▸ **TASK STATEMENT**
Skip all pictures, then print the remaining material exactly.

▸ **MATERIAL PROVIDED**
START

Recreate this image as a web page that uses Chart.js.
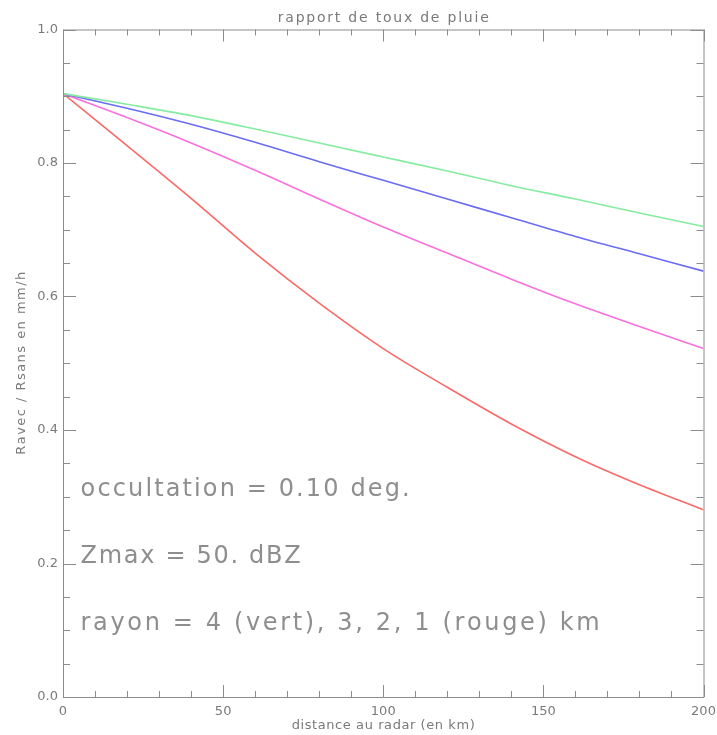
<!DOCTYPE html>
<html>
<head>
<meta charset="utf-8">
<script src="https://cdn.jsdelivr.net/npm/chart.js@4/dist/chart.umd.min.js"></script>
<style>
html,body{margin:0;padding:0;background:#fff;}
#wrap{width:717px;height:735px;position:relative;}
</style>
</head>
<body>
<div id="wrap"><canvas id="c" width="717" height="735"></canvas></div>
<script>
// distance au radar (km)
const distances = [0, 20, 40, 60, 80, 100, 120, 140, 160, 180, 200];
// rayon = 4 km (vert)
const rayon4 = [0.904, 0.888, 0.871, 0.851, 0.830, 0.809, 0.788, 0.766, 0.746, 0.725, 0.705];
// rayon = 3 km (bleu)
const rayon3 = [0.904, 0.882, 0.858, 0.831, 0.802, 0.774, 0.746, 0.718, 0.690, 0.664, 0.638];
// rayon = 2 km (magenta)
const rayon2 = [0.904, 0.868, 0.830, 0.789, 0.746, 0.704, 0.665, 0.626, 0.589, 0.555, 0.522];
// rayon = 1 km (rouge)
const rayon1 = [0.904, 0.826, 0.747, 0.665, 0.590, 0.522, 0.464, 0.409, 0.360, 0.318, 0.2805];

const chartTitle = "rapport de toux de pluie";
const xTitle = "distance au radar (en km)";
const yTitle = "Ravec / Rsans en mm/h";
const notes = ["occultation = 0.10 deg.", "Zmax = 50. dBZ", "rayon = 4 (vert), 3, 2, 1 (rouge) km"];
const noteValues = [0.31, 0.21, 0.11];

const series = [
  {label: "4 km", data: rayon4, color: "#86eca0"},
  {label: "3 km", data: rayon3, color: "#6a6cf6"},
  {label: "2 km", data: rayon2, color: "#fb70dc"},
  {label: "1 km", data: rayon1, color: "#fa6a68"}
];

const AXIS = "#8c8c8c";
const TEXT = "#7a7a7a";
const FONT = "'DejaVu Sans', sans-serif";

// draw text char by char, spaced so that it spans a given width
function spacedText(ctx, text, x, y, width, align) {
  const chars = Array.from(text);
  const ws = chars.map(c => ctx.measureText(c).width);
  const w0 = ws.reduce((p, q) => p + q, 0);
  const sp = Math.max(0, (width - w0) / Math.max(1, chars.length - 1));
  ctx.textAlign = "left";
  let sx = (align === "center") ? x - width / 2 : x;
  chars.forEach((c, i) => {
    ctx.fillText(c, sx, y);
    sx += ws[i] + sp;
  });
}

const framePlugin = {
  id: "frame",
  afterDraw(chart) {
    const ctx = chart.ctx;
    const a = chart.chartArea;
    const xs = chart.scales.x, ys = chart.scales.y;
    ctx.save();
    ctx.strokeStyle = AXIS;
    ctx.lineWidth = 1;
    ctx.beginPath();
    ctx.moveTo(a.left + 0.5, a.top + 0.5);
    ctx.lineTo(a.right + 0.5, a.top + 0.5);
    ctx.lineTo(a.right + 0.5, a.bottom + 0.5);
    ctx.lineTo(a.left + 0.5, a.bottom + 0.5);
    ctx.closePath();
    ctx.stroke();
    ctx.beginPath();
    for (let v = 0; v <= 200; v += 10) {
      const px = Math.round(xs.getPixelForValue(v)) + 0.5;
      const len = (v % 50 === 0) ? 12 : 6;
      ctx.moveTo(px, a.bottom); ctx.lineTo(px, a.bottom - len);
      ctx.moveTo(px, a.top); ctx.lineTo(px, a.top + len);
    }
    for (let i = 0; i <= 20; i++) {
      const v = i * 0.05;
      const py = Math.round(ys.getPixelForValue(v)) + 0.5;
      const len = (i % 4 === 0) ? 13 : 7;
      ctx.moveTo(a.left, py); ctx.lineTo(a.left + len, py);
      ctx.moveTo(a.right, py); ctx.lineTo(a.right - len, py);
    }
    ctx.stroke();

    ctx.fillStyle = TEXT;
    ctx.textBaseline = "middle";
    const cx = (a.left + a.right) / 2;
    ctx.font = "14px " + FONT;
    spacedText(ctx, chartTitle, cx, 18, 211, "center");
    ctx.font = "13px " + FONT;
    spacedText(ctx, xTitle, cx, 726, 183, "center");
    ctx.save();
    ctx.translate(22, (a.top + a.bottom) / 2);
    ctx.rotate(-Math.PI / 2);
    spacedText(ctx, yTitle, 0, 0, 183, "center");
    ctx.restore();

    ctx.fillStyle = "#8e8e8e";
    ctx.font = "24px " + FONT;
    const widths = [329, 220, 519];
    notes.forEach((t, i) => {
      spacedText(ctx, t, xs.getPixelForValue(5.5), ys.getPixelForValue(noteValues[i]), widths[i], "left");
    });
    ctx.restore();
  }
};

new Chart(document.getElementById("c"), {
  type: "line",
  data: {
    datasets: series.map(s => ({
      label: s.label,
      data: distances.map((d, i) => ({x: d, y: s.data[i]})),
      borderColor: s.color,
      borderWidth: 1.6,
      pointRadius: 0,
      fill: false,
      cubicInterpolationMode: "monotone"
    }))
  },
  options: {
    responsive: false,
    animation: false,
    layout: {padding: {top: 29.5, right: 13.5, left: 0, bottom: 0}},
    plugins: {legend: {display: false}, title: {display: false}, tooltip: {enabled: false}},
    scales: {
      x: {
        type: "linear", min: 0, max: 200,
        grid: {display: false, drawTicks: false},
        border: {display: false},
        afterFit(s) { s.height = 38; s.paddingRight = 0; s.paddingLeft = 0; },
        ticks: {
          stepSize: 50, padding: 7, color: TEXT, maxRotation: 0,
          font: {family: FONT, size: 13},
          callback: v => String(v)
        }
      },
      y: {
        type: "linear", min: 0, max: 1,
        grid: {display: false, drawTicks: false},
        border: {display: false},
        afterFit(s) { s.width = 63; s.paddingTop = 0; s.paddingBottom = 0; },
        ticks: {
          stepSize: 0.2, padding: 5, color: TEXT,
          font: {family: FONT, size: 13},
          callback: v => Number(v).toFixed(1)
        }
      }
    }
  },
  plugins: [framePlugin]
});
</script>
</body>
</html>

END

▸ **RESPONSE TO THIS TASK**
Recreate this image as a web page that uses Chart.js.
<!DOCTYPE html>
<html>
<head>
<meta charset="utf-8">
<script src="https://cdn.jsdelivr.net/npm/chart.js@4/dist/chart.umd.min.js"></script>
<style>
html,body{margin:0;padding:0;background:#fff;}
#wrap{width:717px;height:735px;position:relative;}
</style>
</head>
<body>
<div id="wrap"><canvas id="c" width="717" height="735"></canvas></div>
<script>
// distance au radar (km)
const distances = [0, 20, 40, 60, 80, 100, 120, 140, 160, 180, 200];
// rayon = 4 km (vert)
const rayon4 = [0.904, 0.888, 0.871, 0.851, 0.830, 0.809, 0.788, 0.766, 0.746, 0.725, 0.705];
// rayon = 3 km (bleu)
const rayon3 = [0.904, 0.882, 0.858, 0.831, 0.802, 0.774, 0.746, 0.718, 0.690, 0.664, 0.638];
// rayon = 2 km (magenta)
const rayon2 = [0.904, 0.868, 0.830, 0.789, 0.746, 0.704, 0.665, 0.626, 0.589, 0.555, 0.522];
// rayon = 1 km (rouge)
const rayon1 = [0.904, 0.826, 0.747, 0.665, 0.590, 0.522, 0.464, 0.409, 0.360, 0.318, 0.2805];

const chartTitle = "rapport de toux de pluie";
const xTitle = "distance au radar (en km)";
const yTitle = "Ravec / Rsans en mm/h";
const notes = ["occultation = 0.10 deg.", "Zmax = 50. dBZ", "rayon = 4 (vert), 3, 2, 1 (rouge) km"];
const noteValues = [0.31, 0.21, 0.11];

const series = [
  {label: "4 km", data: rayon4, color: "#86eca0"},
  {label: "3 km", data: rayon3, color: "#6a6cf6"},
  {label: "2 km", data: rayon2, color: "#fb70dc"},
  {label: "1 km", data: rayon1, color: "#fa6a68"}
];

const AXIS = "#8c8c8c";
const TEXT = "#7a7a7a";
const FONT = "'DejaVu Sans', sans-serif";

// draw text char by char, spaced so that it spans a given width
function spacedText(ctx, text, x, y, width, align) {
  const chars = Array.from(text);
  const ws = chars.map(c => ctx.measureText(c).width);
  const w0 = ws.reduce((p, q) => p + q, 0);
  const sp = Math.max(0, (width - w0) / Math.max(1, chars.length - 1));
  ctx.textAlign = "left";
  let sx = (align === "center") ? x - width / 2 : x;
  chars.forEach((c, i) => {
    ctx.fillText(c, sx, y);
    sx += ws[i] + sp;
  });
}

const framePlugin = {
  id: "frame",
  afterDraw(chart) {
    const ctx = chart.ctx;
    const a = chart.chartArea;
    const xs = chart.scales.x, ys = chart.scales.y;
    ctx.save();
    ctx.strokeStyle = AXIS;
    ctx.lineWidth = 1;
    ctx.beginPath();
    ctx.moveTo(a.left + 0.5, a.top + 0.5);
    ctx.lineTo(a.right + 0.5, a.top + 0.5);
    ctx.lineTo(a.right + 0.5, a.bottom + 0.5);
    ctx.lineTo(a.left + 0.5, a.bottom + 0.5);
    ctx.closePath();
    ctx.stroke();
    ctx.beginPath();
    for (let v = 0; v <= 200; v += 10) {
      const px = Math.round(xs.getPixelForValue(v)) + 0.5;
      const len = (v % 50 === 0) ? 12 : 6;
      ctx.moveTo(px, a.bottom); ctx.lineTo(px, a.bottom - len);
      ctx.moveTo(px, a.top); ctx.lineTo(px, a.top + len);
    }
    for (let i = 0; i <= 20; i++) {
      const v = i * 0.05;
      const py = Math.round(ys.getPixelForValue(v)) + 0.5;
      const len = (i % 4 === 0) ? 13 : 7;
      ctx.moveTo(a.left, py); ctx.lineTo(a.left + len, py);
      ctx.moveTo(a.right, py); ctx.lineTo(a.right - len, py);
    }
    ctx.stroke();

    ctx.fillStyle = TEXT;
    ctx.textBaseline = "middle";
    const cx = (a.left + a.right) / 2;
    ctx.font = "14px " + FONT;
    spacedText(ctx, chartTitle, cx, 18, 211, "center");
    ctx.font = "13px " + FONT;
    spacedText(ctx, xTitle, cx, 726, 183, "center");
    ctx.save();
    ctx.translate(22, (a.top + a.bottom) / 2);
    ctx.rotate(-Math.PI / 2);
    spacedText(ctx, yTitle, 0, 0, 183, "center");
    ctx.restore();

    ctx.fillStyle = "#8e8e8e";
    ctx.font = "24px " + FONT;
    const widths = [329, 220, 519];
    notes.forEach((t, i) => {
      spacedText(ctx, t, xs.getPixelForValue(5.5), ys.getPixelForValue(noteValues[i]), widths[i], "left");
    });
    ctx.restore();
  }
};

new Chart(document.getElementById("c"), {
  type: "line",
  data: {
    datasets: series.map(s => ({
      label: s.label,
      data: distances.map((d, i) => ({x: d, y: s.data[i]})),
      borderColor: s.color,
      borderWidth: 1.6,
      pointRadius: 0,
      fill: false,
      cubicInterpolationMode: "monotone"
    }))
  },
  options: {
    responsive: false,
    animation: false,
    layout: {padding: {top: 29.5, right: 13.5, left: 0, bottom: 0}},
    plugins: {legend: {display: false}, title: {display: false}, tooltip: {enabled: false}},
    scales: {
      x: {
        type: "linear", min: 0, max: 200,
        grid: {display: false, drawTicks: false},
        border: {display: false},
        afterFit(s) { s.height = 38; s.paddingRight = 0; s.paddingLeft = 0; },
        ticks: {
          stepSize: 50, padding: 7, color: TEXT, maxRotation: 0,
          font: {family: FONT, size: 13},
          callback: v => String(v)
        }
      },
      y: {
        type: "linear", min: 0, max: 1,
        grid: {display: false, drawTicks: false},
        border: {display: false},
        afterFit(s) { s.width = 63; s.paddingTop = 0; s.paddingBottom = 0; },
        ticks: {
          stepSize: 0.2, padding: 5, color: TEXT,
          font: {family: FONT, size: 13},
          callback: v => Number(v).toFixed(1)
        }
      }
    }
  },
  plugins: [framePlugin]
});
</script>
</body>
</html>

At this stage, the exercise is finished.